Some were hesitant about betting big on emerging technology. Eric Stratton, a Williamson County representative then just four months into his tenure on the CapMetro board, wondered if Proterra would be able to stand by its relatively new product.
“So that five years in, six years in, eight years in, [if] things start happening, we’ve got the support behind it so we can continue to maintain it. Do you all feel comfortable this is the case?” Stratton grilled Watkins, then vice president in charge of bus services.
“Yes, that is indeed the case,” said Watkins, enthusiastic about the future of electric propulsion. “Proterra’s a very strong partner and I have no concerns at all that they won’t be able to support the bus for the full life of the bus.”
The board gave unanimous approval to the $11 million contract. But that was just the beginning.
In 2021, the board shoved its stack of chips on the table. Capital Metro would plop down up to $255 million for 197 electric buses. This time, the deal would be split between two manufacturers: Canada’s New Flyer and Proterra, the politically connected California firm that hosted President Biden for a virtual tour earlier that year.
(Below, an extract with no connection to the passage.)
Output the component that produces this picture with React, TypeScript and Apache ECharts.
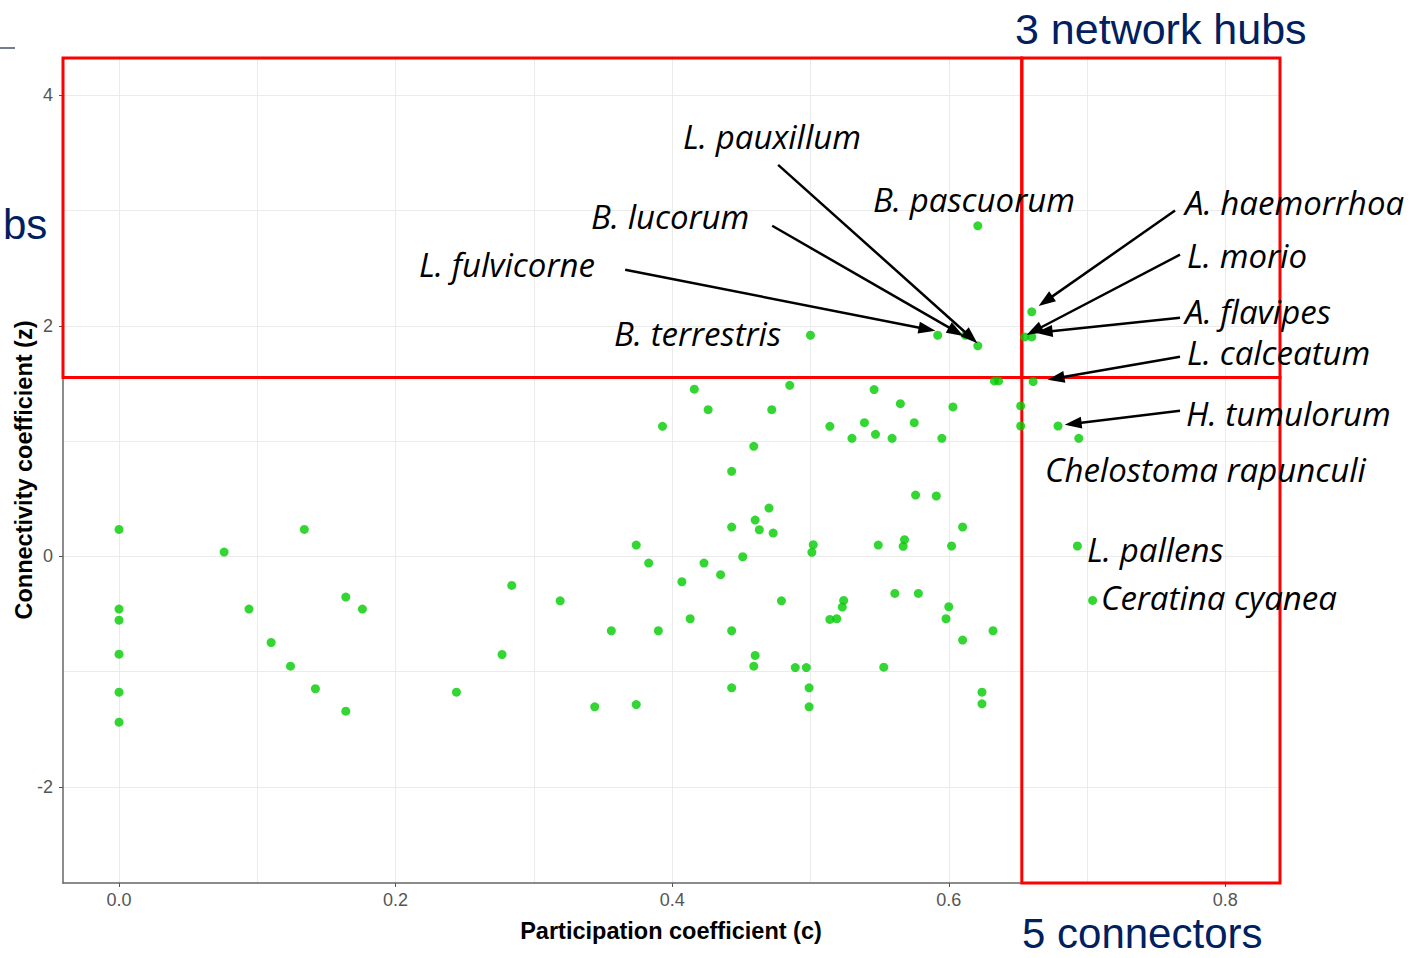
import React, { useEffect, useRef } from "react";
import * as echarts from "echarts";

// ---- data ----
const participation = [
  0, 0, 0, 0, 0, 0,
  0.076, 0.134, 0.164, 0.176, 0.094, 0.110, 0.124, 0.142, 0.244, 0.164,
  0.416, 0.485, 0.426, 0.472, 0.393, 0.514, 0.459, 0.443, 0.470, 0.460,
  0.463, 0.443, 0.473, 0.374, 0.502, 0.501, 0.451, 0.383, 0.423, 0.435,
  0.407, 0.284, 0.319, 0.479, 0.524, 0.523, 0.514, 0.519, 0.413, 0.356,
  0.390, 0.443, 0.277, 0.460, 0.459, 0.489, 0.497, 0.443, 0.499, 0.374,
  0.344, 0.499,
  0.633, 0.636, 0.661, 0.546, 0.565, 0.603, 0.652, 0.539, 0.575, 0.652,
  0.679, 0.530, 0.547, 0.559, 0.595, 0.694, 0.576, 0.591, 0.610, 0.549,
  0.568, 0.567, 0.602, 0.693, 0.704, 0.561, 0.578, 0.600, 0.598, 0.610,
  0.632, 0.553, 0.624, 0.624,
  0.621, 0.660, 0.592, 0.612, 0.621, 0.655, 0.660, 0.500,
];
const connectivity = [
  0.234, -0.457, -0.553, -0.848, -1.178, -1.438,
  0.037, 0.234, -0.353, -0.457, -0.457, -0.747, -0.952, -1.148, -1.178, -1.343,
  1.450, 1.484, 1.273, 1.273, 1.128, 1.128, 0.955, 0.738, 0.419, 0.315,
  0.231, 0.254, 0.202, 0.098, 0.101, 0.035, -0.003, -0.058, -0.058, -0.159,
  -0.220, -0.252, -0.385, -0.385, -0.382, -0.440, -0.547, -0.541, -0.541, -0.645,
  -0.645, -0.645, -0.851, -0.859, -0.952, -0.964, -0.964, -1.140, -1.140, -1.285,
  -1.305, -1.305,
  1.522, 1.522, 1.517, 1.447, 1.325, 1.296, 1.305, 1.160, 1.160, 1.131,
  1.131, 1.024, 1.059, 1.024, 1.024, 1.024, 0.532, 0.524, 0.255, 0.098,
  0.145, 0.087, 0.090, 0.090, -0.382, -0.321, -0.321, -0.437, -0.541, -0.726,
  -0.645, -0.961, -1.178, -1.279,
  2.867, 2.121, 1.918, 1.918, 1.826, 1.904, 1.904, 1.918,
];

const xMajorTicks = [0, 0.2, 0.4, 0.6, 0.8];
const xGridValues = [0, 0.1, 0.2, 0.3, 0.4, 0.5, 0.6, 0.7, 0.8];
const yMajorTicks = [-2, 0, 2, 4];
const yGridValues = [-2, -1, 0, 1, 2, 3, 4];
const xRange = [-0.0405, 0.8395];
const yRange = [-2.833, 4.323];
const hubThreshold = 1.552;
const connectorThreshold = 0.6528;

// annotation arrows (from label -> species point), data coordinates
const arrowStartC = [0.4766, 0.4723, 0.366, 0.7636, 0.7672, 0.7672, 0.7672, 0.7672];
const arrowStartZ = [3.396, 2.868, 2.486, 3.0, 2.617, 2.07, 1.732, 1.264];
const arrowEndC = [0.6161, 0.6053, 0.5843, 0.67, 0.6617, 0.6689, 0.6775, 0.6899];
const arrowEndZ = [1.899, 1.949, 1.971, 2.214, 1.955, 1.947, 1.545, 1.151];

const speciesNames = [
  "L. pauxillum", "B. pascuorum", "B. lucorum", "L. fulvicorne", "B. terrestris",
  "A. haemorrhoa", "L. morio", "A. flavipes", "L. calceatum", "H. tumulorum",
  "Chelostoma rapunculi", "L. pallens", "Ceratina cyanea",
];
const speciesLabelPos: number[][] = [
  [683, 136], [873, 199], [591, 216], [419, 264], [614, 333],
  [1185, 202], [1187, 255], [1185, 311], [1187, 352], [1186, 413],
  [1045, 469], [1087, 549], [1101, 597],
];

const NAVY = "#002060";

export default function App() {
  const ref = useRef<HTMLDivElement>(null);

  useEffect(() => {
    if (!ref.current) return;
    const chart = echarts.init(ref.current, undefined, { renderer: "svg" });

    const points = participation.map((c, i) => [c, connectivity[i]]);
    const arrows = arrowStartC.map((c, i) => [
      { coord: [c, arrowStartZ[i]] },
      { coord: [arrowEndC[i], arrowEndZ[i]] },
    ]);

    const labelFont = "italic 33px 'Open Sans'";
    const graphics: any[] = speciesNames.map((name, i) => ({
      type: "text",
      x: speciesLabelPos[i][0],
      y: speciesLabelPos[i][1],
      z: 100,
      style: {
        text: name,
        font: labelFont,
        lineHeight: 36,
        fill: "#000",
        textAlign: "left",
        textVerticalAlign: "middle",
      },
    }));
    graphics.push(
      {
        type: "text", x: 1015, y: 29, z: 100,
        style: { text: "3 network hubs", font: "43px 'Liberation Sans'", fill: NAVY, textAlign: "left", textVerticalAlign: "middle" },
      },
      {
        type: "text", x: 1022, y: 933, z: 100,
        style: { text: "5 connectors", font: "42px 'Liberation Sans'", fill: NAVY, textAlign: "left", textVerticalAlign: "middle" },
      },
      {
        type: "text", x: 3, y: 224, z: 100,
        style: { text: "bs", font: "42px 'Liberation Sans'", fill: NAVY, textAlign: "left", textVerticalAlign: "middle" },
      },
      {
        type: "line", z: 100,
        shape: { x1: 0, y1: 48, x2: 15, y2: 48 },
        style: { stroke: "#44546a", lineWidth: 1.5 },
      },
      {
        type: "text", x: 671, y: 931, z: 100,
        style: { text: "Participation coefficient (c)", font: "bold 23.5px 'Liberation Sans'", fill: "#000", textAlign: "center", textVerticalAlign: "middle" },
      },
      {
        type: "text", x: 24, y: 470, rotation: Math.PI / 2, z: 100,
        style: { text: "Connectivity coefficient (z)", font: "bold 23.5px 'Liberation Sans'", fill: "#000", textAlign: "center", textVerticalAlign: "middle" },
      }
    );

    const tickLabel = { color: "#555555", fontSize: 18, lineHeight: 18, fontFamily: "'Liberation Sans'" };

    chart.setOption({
      animation: false,
      backgroundColor: "#fff",
      grid: { left: 63, top: 58, width: 1217, height: 825, outerBoundsMode: "none", containLabel: false },
      xAxis: [
        {
          type: "value", min: xRange[0], max: xRange[1], position: "bottom",
          axisLine: { show: true, onZero: false, lineStyle: { color: "#666", width: 1.5 } },
          axisTick: { show: false, customValues: xGridValues },
          axisLabel: { ...tickLabel, margin: 8, customValues: xMajorTicks, formatter: (v: number) => v.toFixed(1) },
          splitLine: { show: true, lineStyle: { color: "#ebebeb", width: 1 } },
        },
        {
          type: "value", min: xRange[0], max: xRange[1], position: "bottom",
          axisLine: { show: false, onZero: false },
          axisTick: { show: true, length: 4, customValues: xMajorTicks, lineStyle: { color: "#555" } },
          axisLabel: { show: false },
          splitLine: { show: false },
        },
      ],
      yAxis: [
        {
          type: "value", min: yRange[0], max: yRange[1], position: "left",
          axisLine: { show: true, onZero: false, lineStyle: { color: "#666", width: 1.5 } },
          axisTick: { show: false, customValues: yGridValues },
          axisLabel: { ...tickLabel, margin: 10, customValues: yMajorTicks, formatter: (v: number) => String(v) },
          splitLine: { show: true, lineStyle: { color: "#ebebeb", width: 1 } },
        },
        {
          type: "value", min: yRange[0], max: yRange[1], position: "left",
          axisLine: { show: false, onZero: false },
          axisTick: { show: true, length: 4, customValues: yMajorTicks, lineStyle: { color: "#555" } },
          axisLabel: { show: false },
          splitLine: { show: false },
        },
      ],
      series: [
        {
          type: "scatter",
          xAxisIndex: 0,
          yAxisIndex: 0,
          data: points,
          symbol: "circle",
          symbolSize: 9,
          clip: false,
          silent: true,
          itemStyle: { color: "#00cc00" },
          markArea: {
            silent: true,
            itemStyle: { color: "rgba(0,0,0,0)", borderColor: "#ff0000", borderWidth: 3 },
            label: { show: false },
            data: [
              [{ coord: [xRange[0], hubThreshold] }, { coord: [connectorThreshold, yRange[1]] }],
              [{ coord: [connectorThreshold, hubThreshold] }, { coord: [xRange[1], yRange[1]] }],
              [{ coord: [connectorThreshold, yRange[0]] }, { coord: [xRange[1], hubThreshold] }],
            ],
          },
          markLine: {
            silent: true,
            symbol: ["none", "triangle"],
            symbolSize: [12, 17],
            label: { show: false },
            lineStyle: { color: "#000", width: 2.5, type: "solid" },
            itemStyle: { color: "#000" },
            data: arrows,
          },
        },
      ],
      graphic: graphics,
    });

    return () => chart.dispose();
  }, []);

  return (
    <div
      ref={ref}
      style={{ position: "absolute", left: 0, top: 0, width: 1426, height: 958 }}
    />
  );
}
Long before CapMetro received all its electric buses, Proterra would be in a Delaware bankruptcy court chopping up the company and selling it off in pieces. Transit agencies across North America revealed private concerns in public court fillings, alleging the buses were mechanically unreliable, lost range in adverse weather and in rare cases would burst into flames.
That surefire Biden touch at work again.
Capital Metro admitted at the time of the bankruptcy proceedings that the shift to an all-electric fleet was hitting speed bumps.
“The reliability of electric buses no matter the manufacturer is less than a diesel bus. I’m not going to tell you they operate as well as diesel bus,” CapMetro chief operating officer Andy Skabowski told KUT last December. “We’re going to see some vehicles that are down a little bit longer than a diesel bus.”
In many ways, busses are a better fit for electrification than cars: Regular routes plus nighttime storage at a bus yard than can be equipped with industrial strength chargers should theoretically eliminate the range and recharging anxiety still common for many electric car owners. But poor range and lousy quality show that electric busses (at least the ones Austin bought) aren’t ready for prime time. The high environmental costs of lithium battery production means they don’t reduce those dreaded “carbon emissions” when considering the whole lifecycle of the product. And given newer clean diesel technologies, improvements in day-to-day emissions are probably pretty marginal as well.
From light rail to electric busses, when it comes to “green” transportation initiatives, Austin seems to have a real knack for picking losers.